From: Lee <leereilly_at_gmail.com>
Date: 25 Aug 2005 14:21:44 -0700
Message-ID: <1125004904.933286.287260@g14g2000cwa.googlegroups.com>


Hi there,

I have a few questions about the two-phase commit protocol in action - specifically, design help/pointers for how to respond to failure. If you have any URLs with relevant design/technical help, they'd also be appreciated...

We're building an application that will run at three different sites (A, B, and C). Each site will have its own Oracle installation, and each site's database will be responsible for working with two schemas.

	Site A: Works with schemas 1 and 2.
	Site B: Works with schemas 3 and 4.
	Site C: Works with schemas 5 and 6.

Note that each Oracle installation will actually hold all six schemas, and in perfect operation, all six schemas should contain identical data.

Good scenario:
Site A processes some data, updates schemas 1 and 2 both locally and remotely. 2PC ensures that changes are made across all sites.

Bad scenario 1:
Site A processes some data, updates schemas 1 and 2 both locally and remotely, but has to rollback as the database is down at REMOTE site 3. How would you respond to this?
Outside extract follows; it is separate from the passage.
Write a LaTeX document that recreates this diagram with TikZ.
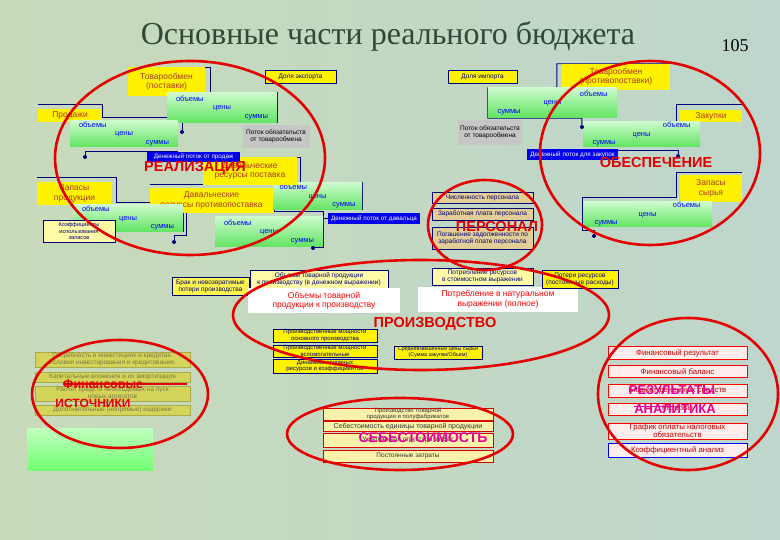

Bad scenario 2: Site A processes some data, updates schemas 1 and 2 both locally and remotely, but has to rollback as the database is down at the LOCAL database. How would you respond to this?

My solution would be something along the lines of the following (note the lack of implementation details)... re-try X times, and then flag the database as being DOWN. All sites now ignore this database, and the site with the failed database now uses one of the remote database. Later, somehow, the databases are re-synched (hopefully without bring them down).

I'm actually a java developer being tasked with taking on some DB design/admin duties, so please take it easy on me. Any help, URLs, or literature recommendations greatly appreciated!